_WHAT IS BEING ASKED_. Report how many lines contain the word "this"; answer with the number only.

_RECORDS SHOWN_.
:::

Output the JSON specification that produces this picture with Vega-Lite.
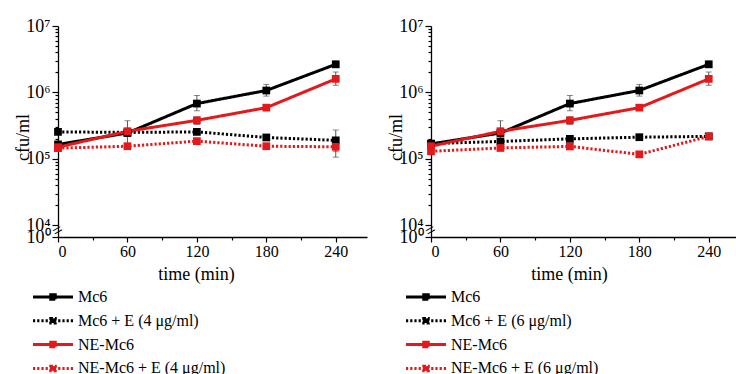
{
  "$schema": "https://vega.github.io/schema/vega-lite/v6.json",
  "padding": {"left": 14, "top": 17, "right": 0, "bottom": 0},
  "spacing": 20,
  "resolve": {"scale": {"color": "independent", "strokeDash": "independent"}, "legend": {"color": "independent", "strokeDash": "independent"}},
  "datasets": {
    "p4": [
      {"t": 0, "s": "Mc6", "v": 165000, "lo": 150000, "hi": 180000},
      {"t": 60, "s": "Mc6", "v": 245000, "lo": 165000, "hi": 375000},
      {"t": 120, "s": "Mc6", "v": 680000, "lo": 530000, "hi": 900000},
      {"t": 180, "s": "Mc6", "v": 1070000, "lo": 880000, "hi": 1320000},
      {"t": 240, "s": "Mc6", "v": 2650000, "lo": 2400000, "hi": 2950000},
      {"t": 0, "s": "Mc6 + E (4 μg/ml)", "v": 255000, "lo": 245000, "hi": 265000},
      {"t": 60, "s": "Mc6 + E (4 μg/ml)", "v": 250000, "lo": 240000, "hi": 260000},
      {"t": 120, "s": "Mc6 + E (4 μg/ml)", "v": 255000, "lo": 240000, "hi": 270000},
      {"t": 180, "s": "Mc6 + E (4 μg/ml)", "v": 210000, "lo": 200000, "hi": 220000},
      {"t": 240, "s": "Mc6 + E (4 μg/ml)", "v": 190000, "lo": 130000, "hi": 272000},
      {"t": 0, "s": "NE-Mc6", "v": 150000, "lo": 140000, "hi": 160000},
      {"t": 60, "s": "NE-Mc6", "v": 260000, "lo": 230000, "hi": 290000},
      {"t": 120, "s": "NE-Mc6", "v": 380000, "lo": 330000, "hi": 430000},
      {"t": 180, "s": "NE-Mc6", "v": 590000, "lo": 550000, "hi": 630000},
      {"t": 240, "s": "NE-Mc6", "v": 1600000, "lo": 1280000, "hi": 2030000},
      {"t": 0, "s": "NE-Mc6 + E (4 μg/ml)", "v": 145000, "lo": 138000, "hi": 152000},
      {"t": 60, "s": "NE-Mc6 + E (4 μg/ml)", "v": 155000, "lo": 147000, "hi": 163000},
      {"t": 120, "s": "NE-Mc6 + E (4 μg/ml)", "v": 185000, "lo": 175000, "hi": 195000},
      {"t": 180, "s": "NE-Mc6 + E (4 μg/ml)", "v": 155000, "lo": 147000, "hi": 163000},
      {"t": 240, "s": "NE-Mc6 + E (4 μg/ml)", "v": 152000, "lo": 106000, "hi": 200000}
    ],
    "p6": [
      {"t": 0, "s": "Mc6", "v": 168000, "lo": 152000, "hi": 182000},
      {"t": 60, "s": "Mc6", "v": 245000, "lo": 165000, "hi": 375000},
      {"t": 120, "s": "Mc6", "v": 680000, "lo": 530000, "hi": 900000},
      {"t": 180, "s": "Mc6", "v": 1070000, "lo": 880000, "hi": 1320000},
      {"t": 240, "s": "Mc6", "v": 2650000, "lo": 2400000, "hi": 2950000},
      {"t": 0, "s": "Mc6 + E (6 μg/ml)", "v": 170000, "lo": 162000, "hi": 178000},
      {"t": 60, "s": "Mc6 + E (6 μg/ml)", "v": 183000, "lo": 175000, "hi": 191000},
      {"t": 120, "s": "Mc6 + E (6 μg/ml)", "v": 200000, "lo": 191000, "hi": 209000},
      {"t": 180, "s": "Mc6 + E (6 μg/ml)", "v": 212000, "lo": 202000, "hi": 222000},
      {"t": 240, "s": "Mc6 + E (6 μg/ml)", "v": 218000, "lo": 205000, "hi": 230000},
      {"t": 0, "s": "NE-Mc6", "v": 155000, "lo": 145000, "hi": 165000},
      {"t": 60, "s": "NE-Mc6", "v": 260000, "lo": 230000, "hi": 290000},
      {"t": 120, "s": "NE-Mc6", "v": 380000, "lo": 330000, "hi": 430000},
      {"t": 180, "s": "NE-Mc6", "v": 590000, "lo": 550000, "hi": 630000},
      {"t": 240, "s": "NE-Mc6", "v": 1600000, "lo": 1280000, "hi": 2030000},
      {"t": 0, "s": "NE-Mc6 + E (6 μg/ml)", "v": 130000, "lo": 124000, "hi": 136000},
      {"t": 60, "s": "NE-Mc6 + E (6 μg/ml)", "v": 146000, "lo": 139000, "hi": 153000},
      {"t": 120, "s": "NE-Mc6 + E (6 μg/ml)", "v": 154000, "lo": 146000, "hi": 162000},
      {"t": 180, "s": "NE-Mc6 + E (6 μg/ml)", "v": 117000, "lo": 111000, "hi": 123000},
      {"t": 240, "s": "NE-Mc6 + E (6 μg/ml)", "v": 218000, "lo": 207000, "hi": 229000}
    ]
  },
  "hconcat": [
    {
      "width": 309, "height": 211,
      "data": {"name": "p4"},
      "layer": [
        {
          "mark": {"type": "errorbar", "ticks": {"size": 6}, "color": "#555555", "thickness": 1},
          "encoding": {
            "x": {"field": "t", "type": "quantitative", "scale": {"domain": [0, 267], "nice": false}, "axis": null},
            "y": {"field": "lo", "type": "quantitative", "scale": {"type": "log", "domain": [6670, 10000000], "nice": false}, "axis": null},
            "y2": {"field": "hi"}
          }
        },
        {
          "mark": {"type": "line", "strokeWidth": 3},
          "encoding": {
            "x": {"field": "t", "type": "quantitative", "scale": {"domain": [0, 267], "nice": false},
              "axis": {"values": [0, 30, 60, 90, 120, 150, 180, 210, 240], "labelExpr": "datum.value % 60 === 0 ? datum.label : ''", "tickSize": {"condition": {"test": "datum.value % 60 === 0", "value": 5}, "value": 3}, "labelPadding": 1, "title": "time (min)", "titlePadding": 6, "titleX": 138}},
            "y": {"field": "v", "type": "quantitative", "scale": {"type": "log", "domain": [6670, 10000000], "nice": false},
              "axis": {"values": [6670, 10000, 20000, 30000, 40000, 50000, 60000, 70000, 80000, 90000, 100000, 200000, 300000, 400000, 500000, 600000, 700000, 800000, 900000, 1000000, 2000000, 3000000, 4000000, 5000000, 6000000, 7000000, 8000000, 9000000, 10000000],
                "labelExpr": "datum.value < 9000 ? '10⁰' : datum.value === 10000 ? '10⁴' : datum.value === 100000 ? '10⁵' : datum.value === 1000000 ? '10⁶' : datum.value === 10000000 ? '10⁷' : ''",
                "tickSize": {"condition": {"test": "datum.value < 9000 || datum.value === 10000 || datum.value === 100000 || datum.value === 1000000 || datum.value === 10000000", "value": 6}, "value": 3},
                "labelOverlap": false, "labelFontSize": 18, "labelPadding": 2, "title": "cfu/ml", "titlePadding": -7, "titleY": 111}},
            "color": {"field": "s", "type": "nominal",
              "scale": {"domain": ["Mc6", "Mc6 + E (4 μg/ml)", "NE-Mc6", "NE-Mc6 + E (4 μg/ml)"], "range": ["#000000", "#000000", "#e3191b", "#e3191b"]},
              "legend": {"title": null, "orient": "none", "legendX": -13, "legendY": 263, "symbolType": "M-4,0H4M-0.45,-0.45H0.45V0.45H-0.45Z", "symbolSize": 100, "symbolStrokeWidth": 3, "labelOffset": 17, "rowPadding": 5.8,
                "encode": {"symbols": {"update": {"fill": {"signal": "indexof(datum.value, 'NE') === 0 ? '#e3191b' : '#000000'"}, "opacity": {"value": 1}}}}}},
            "strokeDash": {"field": "s", "type": "nominal",
              "scale": {"domain": ["Mc6", "Mc6 + E (4 μg/ml)", "NE-Mc6", "NE-Mc6 + E (4 μg/ml)"], "range": [[1, 0], [2.2, 2], [1, 0], [2.2, 2]]},
              "legend": {"title": null, "orient": "none", "legendX": -13, "legendY": 263, "symbolType": "M-4,0H4M-0.45,-0.45H0.45V0.45H-0.45Z", "symbolSize": 100, "symbolStrokeWidth": 3, "labelOffset": 17, "rowPadding": 5.8}}
          }
        },
        {
          "mark": {"type": "point", "shape": "square", "filled": true, "size": 60, "opacity": 1},
          "encoding": {
            "x": {"field": "t", "type": "quantitative", "axis": null},
            "y": {"field": "v", "type": "quantitative", "axis": null},
            "color": {"field": "s", "type": "nominal"}
          }
        },
        {
          "data": {"values": [{"t": 0, "v": 8200}]},
          "mark": {"type": "text", "text": "=", "angle": -30, "fontSize": 18},
          "encoding": {
            "x": {"field": "t", "type": "quantitative", "axis": null},
            "y": {"field": "v", "type": "quantitative", "axis": null}
          }
        }
      ],
      "resolve": {"axis": {"x": "independent", "y": "independent"}}
    },
    {
      "width": 309, "height": 211,
      "data": {"name": "p6"},
      "layer": [
        {
          "mark": {"type": "errorbar", "ticks": {"size": 6}, "color": "#555555", "thickness": 1},
          "encoding": {
            "x": {"field": "t", "type": "quantitative", "scale": {"domain": [0, 267], "nice": false}, "axis": null},
            "y": {"field": "lo", "type": "quantitative", "scale": {"type": "log", "domain": [6670, 10000000], "nice": false}, "axis": null},
            "y2": {"field": "hi"}
          }
        },
        {
          "mark": {"type": "line", "strokeWidth": 3},
          "encoding": {
            "x": {"field": "t", "type": "quantitative", "scale": {"domain": [0, 267], "nice": false},
              "axis": {"values": [0, 30, 60, 90, 120, 150, 180, 210, 240], "labelExpr": "datum.value % 60 === 0 ? datum.label : ''", "tickSize": {"condition": {"test": "datum.value % 60 === 0", "value": 5}, "value": 3}, "labelPadding": 1, "title": "time (min)", "titlePadding": 6, "titleX": 138}},
            "y": {"field": "v", "type": "quantitative", "scale": {"type": "log", "domain": [6670, 10000000], "nice": false},
              "axis": {"values": [6670, 10000, 20000, 30000, 40000, 50000, 60000, 70000, 80000, 90000, 100000, 200000, 300000, 400000, 500000, 600000, 700000, 800000, 900000, 1000000, 2000000, 3000000, 4000000, 5000000, 6000000, 7000000, 8000000, 9000000, 10000000],
                "labelExpr": "datum.value < 9000 ? '10⁰' : datum.value === 10000 ? '10⁴' : datum.value === 100000 ? '10⁵' : datum.value === 1000000 ? '10⁶' : datum.value === 10000000 ? '10⁷' : ''",
                "tickSize": {"condition": {"test": "datum.value < 9000 || datum.value === 10000 || datum.value === 100000 || datum.value === 1000000 || datum.value === 10000000", "value": 6}, "value": 3},
                "labelOverlap": false, "labelFontSize": 18, "labelPadding": 2, "title": "cfu/ml", "titlePadding": -7, "titleY": 111}},
            "color": {"field": "s", "type": "nominal",
              "scale": {"domain": ["Mc6", "Mc6 + E (6 μg/ml)", "NE-Mc6", "NE-Mc6 + E (6 μg/ml)"], "range": ["#000000", "#000000", "#e3191b", "#e3191b"]},
              "legend": {"title": null, "orient": "none", "legendX": -13, "legendY": 263, "symbolType": "M-4,0H4M-0.45,-0.45H0.45V0.45H-0.45Z", "symbolSize": 100, "symbolStrokeWidth": 3, "labelOffset": 17, "rowPadding": 5.8,
                "encode": {"symbols": {"update": {"fill": {"signal": "indexof(datum.value, 'NE') === 0 ? '#e3191b' : '#000000'"}, "opacity": {"value": 1}}}}}},
            "strokeDash": {"field": "s", "type": "nominal",
              "scale": {"domain": ["Mc6", "Mc6 + E (6 μg/ml)", "NE-Mc6", "NE-Mc6 + E (6 μg/ml)"], "range": [[1, 0], [2.2, 2], [1, 0], [2.2, 2]]},
              "legend": {"title": null, "orient": "none", "legendX": -13, "legendY": 263, "symbolType": "M-4,0H4M-0.45,-0.45H0.45V0.45H-0.45Z", "symbolSize": 100, "symbolStrokeWidth": 3, "labelOffset": 17, "rowPadding": 5.8}}
          }
        },
        {
          "mark": {"type": "point", "shape": "square", "filled": true, "size": 60, "opacity": 1},
          "encoding": {
            "x": {"field": "t", "type": "quantitative", "axis": null},
            "y": {"field": "v", "type": "quantitative", "axis": null},
            "color": {"field": "s", "type": "nominal"}
          }
        },
        {
          "data": {"values": [{"t": 0, "v": 8200}]},
          "mark": {"type": "text", "text": "=", "angle": -30, "fontSize": 18},
          "encoding": {
            "x": {"field": "t", "type": "quantitative", "axis": null},
            "y": {"field": "v", "type": "quantitative", "axis": null}
          }
        }
      ],
      "resolve": {"axis": {"x": "independent", "y": "independent"}}
    }
  ],
  "config": {
    "view": {"stroke": null},
    "font": "Liberation Serif",
    "axis": {"grid": false, "domainColor": "#000000", "tickColor": "#000000", "labelColor": "#000000", "titleColor": "#000000", "domainWidth": 1.3, "tickWidth": 1.2, "labelFont": "Liberation Serif", "titleFont": "Liberation Serif", "labelFontSize": 16, "titleFontSize": 18, "titleFontWeight": "normal"},
    "legend": {"labelFont": "Liberation Serif", "labelFontSize": 16, "labelColor": "#000000", "labelLimit": 400},
    "text": {"font": "Liberation Serif"}
  }
}
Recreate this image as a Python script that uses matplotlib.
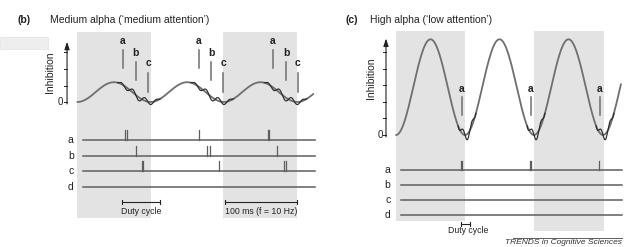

:::

_TASK ANSWER_. 2